So Rocksteady sat down and said, “Every game starring Batman after Sunsoft’s NES game Batman has been crap and even that little slice of platforming goodness was really just Ninja Gaiden with a cape. Let us make a totally sweet game called Batman: Arkham Asylum that mixes chunky fighting, fresh exploration, and a savory blend of story spices to make a ripping stew of righteousness.” They did that. Then they made Batman: Arkham City for a second course, a massive playground that sees an entire borough of Batman’s hometown transformed into a rotting dystopia wherein he fights immortal assassins in a pit of Stygian goo and witnesses the death of his greatest enemy.
It’s kind of hard to top that.
So what’s a studio to do? Make a prequel, naturally. Before you start yawning and fretting about how Rocksteady’s finally going to succumb to Frank Miller worship and make a gritty, grimy Batman: Year One game, take heart! They will do no such thing. They will instead go in the complete opposite direction and revisit Batman’s zany, psychedelic past in a game starring his pals from the Justice League.
Variety reported on Wednesday that Rocksteady will follow both Traveller’s Tales and NetherRealm—behind the recent Lego Batman 2: DC Super Heroes and the upcoming Injustice: Gods Among Us respectively—in making a game that spotlights both Batman and his pals like Superman and Wonder Woman.

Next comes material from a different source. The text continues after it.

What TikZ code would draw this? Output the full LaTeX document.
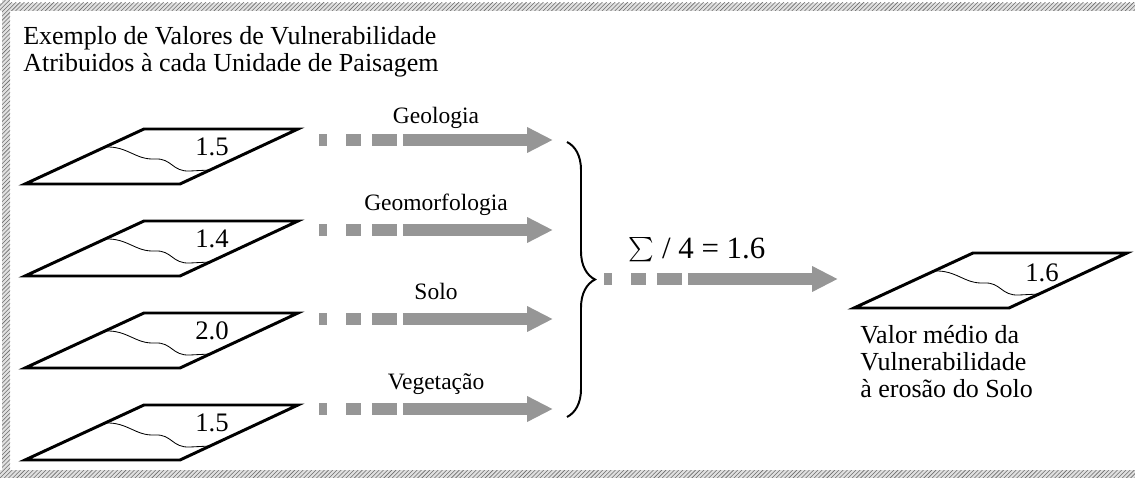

Unlike Injustice or the Arkham titles though, Rocksteady’s new game will be based on the 1950s era Batman and detail his very first meeting with the Joker. The 1950s, or Silver Age for those comic fluent folks, was the weirdest era of Batman comics. This is when the guy ran around with a floating midget with magic powers named Batmite and had a dog in a mask. Since Variety describes the game as “highly stylized,” we can safely assume that Rocksteady is embracing the spirit of the era.
This is the most exciting news to come out about the studio’s plans since Arkham City released. There were rumors that it would be making a Teenage Mutant Ninja Turtles game, but honestly that would have been too similar to the Arkham titles in tone and structure. A Silver Age Batman game with Justice League characters provides for such a dramatic shift in aesthetic and play style that the game can’t help but be wildly different than its predecessors.
Cheers to Rocksteady for not resting on its laurels and just pumping out the same game over and over.